Hello everyone. Been a while since I posted. I miss helping people out anonymously.

 

Now I need help.

 

So here I am. 22 years old. Not a thing to show for it. I guess it kind of hit me when my birthday last month came around. At this stage in my life, i am probably the loneliest I have ever been. Or at least I feel that way.

 

I have been into writing quite a bit. I am really serious about it, and I discipline myself to write even when I would rather be doing other things. But like I said, there is nothing to show for it. I really want to be an author. I wonder if that dream will actually come true now. Im really discouraged.

 

I have made a lot of mistakes in my life. A lot.

 

Another thing I want to do is travel. But the thing is I dont have anyone to share experiences with. No Friend, significant other, family, no one. Even if I could travel right now, I would have no one to talk to.

 

I don't really want a girlfriend, because I feel there is no point in me being with someone until I have become the person that I am striving to be.

 

I haven't done anything with my life, and I don't have the money for college.

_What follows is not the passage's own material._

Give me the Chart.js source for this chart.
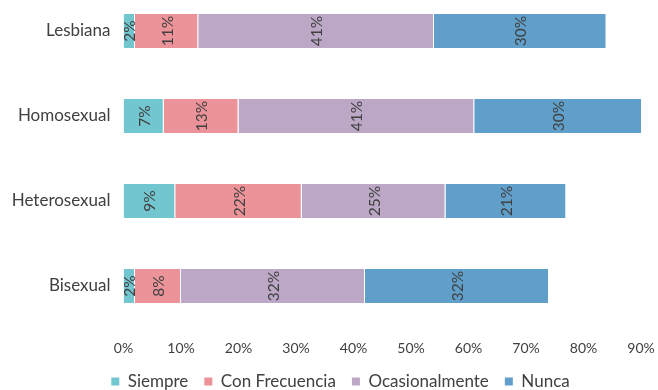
<!DOCTYPE html>
<html>
<head>
<meta charset="utf-8">
<script src="https://cdn.jsdelivr.net/npm/chart.js@4.4.1/dist/chart.umd.min.js"></script>
<style>
  html, body { margin: 0; padding: 0; background: #fff; }
  #wrap { width: 658px; height: 390px; }
</style>
</head>
<body>
<div id="wrap"><canvas id="chart"></canvas></div>
<script>
const categories = ["Lesbiana", "Homosexual", "Heterosexual", "Bisexual"];
const seriesNames = ["Siempre", "Con Frecuencia", "Ocasionalmente", "Nunca"];
const siempre = [2, 7, 9, 2];
const conFrecuencia = [11, 13, 22, 8];
const ocasionalmente = [41, 41, 25, 32];
const nunca = [30, 30, 21, 32];
const axisMax = 90;
const axisStep = 10;

const colors = ["#72c6cf", "#eb9399", "#bca8c6", "#609fca"];
const textColor = "#404040";
const fontFamily = "Lato, 'Open Sans', sans-serif";

// rotated percentage in the middle of each segment
const barLabels = {
  id: "barLabels",
  afterDatasetsDraw(chart) {
    const ctx = chart.ctx;
    const area = chart.chartArea;
    ctx.save();
    ctx.font = `15.5px ${fontFamily}`;
    ctx.fillStyle = textColor;
    ctx.textAlign = "center";
    ctx.textBaseline = "middle";
    chart.data.datasets.forEach((ds, i) => {
      chart.getDatasetMeta(i).data.forEach((bar, j) => {
        const right = Math.min(bar.x, area.right);
        const cx = (bar.base + right) / 2;
        ctx.save();
        ctx.translate(cx, bar.y);
        ctx.rotate(-Math.PI / 2);
        ctx.fillText(ds.data[j] + "%", 0, 1);
        ctx.restore();
      });
    });
    ctx.restore();
  },
};

// the legend sits a bit right of the canvas centre
const legendShift = {
  id: "legendShift",
  afterLayout(chart) {
    chart.legend.left += 40;
  },
};

const values = [siempre, conFrecuencia, ocasionalmente, nunca];

new Chart(document.getElementById("chart"), {
  type: "bar",
  data: {
    labels: categories,
    datasets: values.map((data, i) => ({
      label: seriesNames[i],
      data,
      backgroundColor: colors[i],
      borderColor: "rgba(255,255,255,0.55)",
      borderWidth: { right: 1 },
      categoryPercentage: 0.8,
      barPercentage: 0.5,
      clip: { left: 0, right: 0, top: false, bottom: false },
    })),
  },
  options: {
    indexAxis: "y",
    responsive: true,
    maintainAspectRatio: false,
    animation: false,
    layout: { padding: { top: 31, right: 17, bottom: 0, left: 0 } },
    plugins: {
      tooltip: { enabled: false },
      legend: {
        position: "bottom",
        maxHeight: 33,
        labels: {
          boxWidth: 8,
          boxHeight: 8,
          padding: 16,
          color: textColor,
          font: { family: fontFamily, size: 17 },
          generateLabels: (chart) => chart.data.datasets.map((ds, i) => ({
            text: ds.label,
            fillStyle: ds.backgroundColor,
            strokeStyle: ds.backgroundColor,
            lineWidth: 0,
            fontColor: textColor,
            datasetIndex: i,
          })),
        },
      },
    },
    scales: {
      x: {
        stacked: true,
        min: 0,
        max: axisMax,
        grid: { display: false, drawTicks: false },
        border: { display: false },
        ticks: {
          stepSize: axisStep,
          padding: 3,
          color: textColor,
          font: { family: fontFamily, size: 14, lineHeight: 118 / 14 },
          callback: (v) => v + "%",
        },
        afterFit: (scale) => { scale.height = 71; },
      },
      y: {
        stacked: true,
        offset: false,
        grid: { display: false, drawTicks: false },
        border: { display: false },
        ticks: {
          padding: 13,
          color: textColor,
          font: { family: fontFamily, size: 17 },
        },
        afterFit: (scale) => { scale.width = 123.5; },
      },
    },
  },
  plugins: [barLabels, legendShift],
});
</script>
</body>
</html>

I plan to do all the research I can on how to turn this around. I am not sure if being an author is going to work out. Honestly, my lack of progress in my life is causing me to despise myself.

 

Jim Morrison asked that very same question before he eventually topped himself. I suspect he may not have found his answer. Frankly, I find it too wearisome to even contemplate such a question, being the tired, weary old fart that I inescapably am. Sorry. "Despite" is an awfully heavy burden and probably totally unnecessary and pointless.